Home Office has broad powers to revoke Tier 2 Sponsor Licences
R. (on the application of Raj and Knoll Ltd) v Secretary of State for the Home Department (Court of Appeal)
This case confirmed that the Home Office was entitled to revoke a Tier 2 sponsor licence where an employer had not complied with its record-keeping and reporting obligations, failed to adequately address the residence labour market test while recruiting and did not provide requested documents within a specified timeframe.
Although revocation meant that the employer, who operated three care homes, could no longer employ skilled non-EEA migrant workers and may experience negative commercial consequences as a result, the CA held that this was not a disproportionately onerous sanction. The court stressed the importance of maintaining and updating records in strict compliance with the relevant guidance, using "paper trails (or the electronic equivalent)", and producing documentary evidence on request.
The Court's suggestion that compliance with the sponsorship regime was "not difficult" represents a judicial endorsement of the Home Office's broad scope to revoke licenses even if an infraction is minor. Sponsors will therefore need to clearly understand their duties and exercise constant diligence to ensure continued compliance.
Employee fairly dismissed for failure to disclose relationship with sex offender
A v B and another (Court of Appeal)
The CA confirmed that a head teacher had been fairly dismissed for gross misconduct where she had failed to notify her school's governing body of her (non-sexual) relationship with a convicted sex offender.

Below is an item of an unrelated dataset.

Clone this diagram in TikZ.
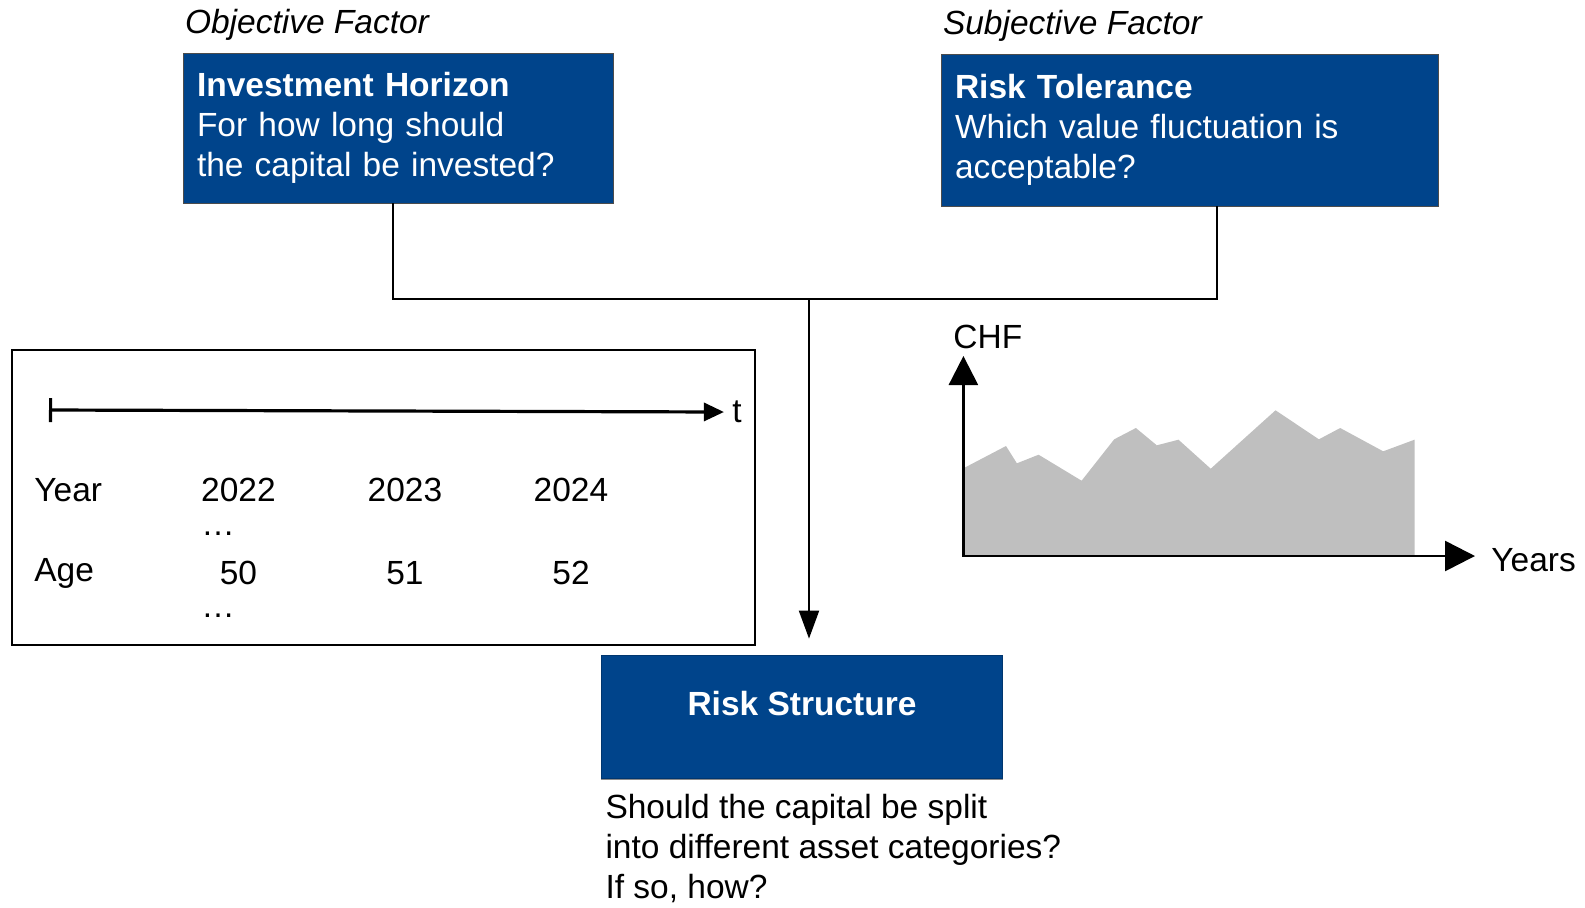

In light of her (and the school's) clear safeguarding responsibilities, the court considered that she should have: (1) realised this association may have posed a risk to children; and (2) notified the school so that appropriate protective measures could be implemented. It is important to note that the dismissal was for the Claimant's failure to disclose, rather than because the school had concluded that the relationship made her position untenable.
Although the CA acknowledged that the precise circumstances of individual cases would always determine whether a dismissal for association with sex offenders could justify termination on the grounds of misconduct, the majority appeared to confer the employer with relatively wide discretion in this area. The role of the employee, their influence over others and any exposure they have to children or vulnerable individuals will be taken into account.
This decision arguably strengthens the position of employers who have similar concerns about employees and may be considering dismissal. The dismissal is likely to be fair if the employer is able to show that continued employment presented a real risk to vulnerable individuals and follows a fair disciplinary procedure. Relevant employment policies and contracts should also be reviewed to ensure that, as far as is possible, employees are under a duty to report all known / suspected associations with sex offences or offenders.
Injunction to enforce restrictive covenant refused where intentionally timed to injure
Legends Live v Harrison (Queens Bench Division)
This serves as a reminder that even where a restrictive covenant is lawful and reasonable, an injunction to enforce it may be refused where action is delayed for the principal purpose of causing avoidable disruption to a competitor.
A Blackpool company, specialising in tribute acts, sought an injunction to enforce a 12 month restrictive covenant against a Michael Jackson tribute artist who had agreed to join a local competing show. Although the court found the covenant to be reasonable, valid and enforceable, it considered it would be inequitable to enforce it by way of an injunction because of the Claimant's unreasonable delay in issuing a claim. The court acknowledged that the delay was not significant, but inferred that the timing of the claim (one week before the competitor's opening show) was deliberately timed to disrupt the competitor's business.
Courts have a wide discretion over whether to grant an injunction. This case highlights that speed and motive will be amongst the factors that a court may take into consideration when exercising that discretion; a well drafted covenant may not, alone, be sufficient.